An article by Jonathan Lethem caught my eye in February’s issue of Harper’s (The Ecstasy of Influence). The piece itself was very clever, and has a fabulous twist I won’t go into here, but what interested me most about it was his description of art as something that exists simultaneously in two markets – the market economy and the gift economy.

This interested me on at least two levels since 1) I am an artist, and 2) my work in the world – my ‘worldly art’ so to speak, given that I am in the business of design and communications – is inextricably entwined with the gift economy and exchange of Web2.0. So, the idea of art that can be ‘sold’ and yet still remain a gift was intriguing, and rang true to my own experience.

Much of Lethem’s article was inspired by the ideas in Lewis Hyde’s book The Gift: Imagination and the Erotic Life of Property, which cites the central tenant of a gift as something that cannot be kept, but must be given away. In the gift of art what is passed can be an experience, like inspiration or illumination of some kind. Paraphrasing Hyde, “Art that matters to us – which moves the heart, or revives the soul, or delights the sense, or offers courage for living, however we chose to describe the experience – is received as a gift is received.”

But this way of gifting goes beyond art; much that the people I work with do also occurs within the gift economy. Heartland’s Thought Leader Gatherings, for example, are all about fostering courage and hope and inspiration, and much of the wonderful work done by the World Café exists entirely within the gift economy of volunteerism.

Lethem describes the cardinal difference between gift and economy exchange as his assertion that “a gift establishes a feeling-bond between two people, whereas the sale of a commodity leaves no necessary connection.”

I love this beautiful idea of all of us gifting our art (whatever that might be) out into the world and by doing so establishing an ever-widening network of feeling-bonds …

Community Technology

Online community maven Nancy White launched her new series of interviews with community technology stewards by interviewing me yesterday for my work with the World Café!  I’m thrilled and honored to have the distinction of being the first one, and it’s always a gas to work with Nancy.

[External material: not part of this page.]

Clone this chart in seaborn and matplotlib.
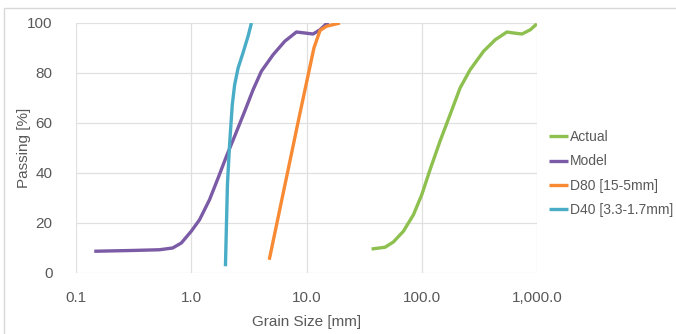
import matplotlib
matplotlib.use("Agg")
import matplotlib.pyplot as plt
import seaborn as sns
import pandas as pd
from matplotlib.patches import Rectangle

# Data
actual_x = [36.7, 48, 56.7, 69.3, 84.7, 100, 118, 144, 176, 215, 263, 344, 434, 548, 627, 741, 875, 1000]
actual_y = [9.6, 10.3, 12.4, 16.7, 23.3, 31.3, 41.3, 52.7, 63.3, 74, 81.3, 88.7, 93.3, 96.4, 96.0, 95.6, 97.3, 99.7]

model_x = [0.144, 0.30, 0.53, 0.69, 0.82, 1.0, 1.18, 1.44, 1.71, 2.02, 2.38, 2.91, 3.44, 4.06, 5.13, 6.48, 8.18, 9.67, 11.4, 13.1, 14.9, 15.6]
model_y = [8.7, 9.0, 9.3, 10, 12, 16.7, 21.3, 29.3, 38, 46.7, 54.7, 64.7, 73.3, 80.7, 87.3, 92.7, 96.4, 96.0, 95.6, 97.3, 99.7, 100]

d80_x = [4.75, 8.6, 11.6, 13.1, 14.9, 19.5]
d80_y = [5.3, 62, 90, 97, 98.7, 100]

d40_x = [1.98, 2.06, 2.15, 2.27, 2.38, 2.55, 2.81, 3.11, 3.33]
d40_y = [2.7, 35.3, 51.3, 67.3, 75.3, 82, 88, 94.7, 100]

series = ["Actual", "Model", "D80 [15-5mm]", "D40 [3.3-1.7mm]"]
colors = ["#8DC04F", "#7B5BA6", "#F78A33", "#4AADC7"]

xticks = [0.1, 1, 10, 100, 1000]
xtick_labels = ["0.1", "1.0", "10.0", "100.0", "1,000.0"]
yticks = [0, 20, 40, 60, 80, 100]

frames = []
for name, xs, ys in zip(series, [actual_x, model_x, d80_x, d40_x], [actual_y, model_y, d80_y, d40_y]):
    frames.append(pd.DataFrame({"size": xs, "passing": ys, "series": name}))
df = pd.concat(frames, ignore_index=True)

sns.set_theme(style="white")
plt.rcParams["font.family"] = ["Liberation Sans", "DejaVu Sans"]

fig = plt.figure(figsize=(6.76, 3.34), dpi=100)
ax = fig.add_axes([76 / 676, 1 - 273 / 334, (537 - 76) / 676, (273 - 23) / 334])

sns.lineplot(data=df, x="size", y="passing", hue="series", hue_order=series,
             palette=dict(zip(series, colors)), sort=False, estimator=None,
             linewidth=2.4, ax=ax)
for ln in ax.get_lines():
    ln.set_solid_joinstyle("round")
    ln.set_solid_capstyle("butt")

ax.set_xscale("log")
ax.set_xlim(0.1, 1000)
ax.set_ylim(0, 100)
ax.set_xticks(xticks)
ax.set_xticklabels(xtick_labels)
ax.minorticks_off()
ax.set_yticks(yticks)
ax.grid(True, color="#e0e0e0", linewidth=0.9)
ax.set_axisbelow(True)
for s in ax.spines.values():
    s.set_visible(False)
ax.tick_params(axis="both", length=0, labelsize=11, labelcolor="#595959")
ax.tick_params(axis="y", pad=17)
ax.tick_params(axis="x", pad=13)
ax.set_xlabel("Grain Size [mm]", fontsize=11, color="#595959", labelpad=7)
ax.set_ylabel("Passing [%]", fontsize=11, color="#595959", labelpad=-3)

leg = ax.legend(loc="upper left", bbox_to_anchor=(549 / 676, 1 - 130 / 334),
                bbox_transform=fig.transFigure, frameon=False, fontsize=10,
                handlelength=1.4, handletextpad=0.1, labelspacing=0.75,
                borderpad=0, borderaxespad=0)
for t in leg.get_texts():
    t.set_color("#595959")

fig.patches.append(Rectangle((4 / 676, -0.05), (680 - 4) / 676, 1 - 8 / 334 + 0.05,
                             transform=fig.transFigure, fill=False,
                             edgecolor="#d9d9d9", linewidth=1))

fig.savefig("out.png", dpi=100)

What’s even more exciting is the visual that graphic practitioner Susan Kelly and I created to illustrate the way the elements of the virtual infrastructure work together, and Nancy posted it on her blog along with the podcast of our conversation. Check it out!

Oscar

This year the Oscars seemed to radiate a new, fresh energy. It was exciting to see Al Gore(‘s film crew) and Melissa Etheridge take Oscars for An Inconvenient Truth, and (even though she glowed on the day in jewel-encrusted chiffon), I found it refreshing to read Helen Mirren’s pre-Oscar disdain for the prevailing culture of Oscar Couture critique.

I really wanted  Peter O’Toole to win best actor, because I loved him in Venus (I even reviewed it here when I first saw it) and because it would feel good to send an actor of his caliber off stage with an Oscar, but then when Forest Whitaker took it, I had to change my mind. Even the swiftly-controlled moment of disappointment and resignation on O’Toole’s face did not eclipse my joy hearing Forest’s acceptance speech.

Apparently Whitaker has received a lot of criticism for his lack of verbal polish in the past, but this simple honest moment touched a vibrant chord in me. For those who missed it, the gist of what he said is that the reason he became an actor was because even as a child he believed every person has a light inside them, and he wanted the chance to connect with that light in all of us. Uttering that kind of simplicity and beauty before a billion viewers takes courage, and my heart swelled in pride for him.

Perhaps we’ve turned a corner, and our collective spirit is starting to open up in optimism for a new day. It certainly felt like that to me on Sunday night.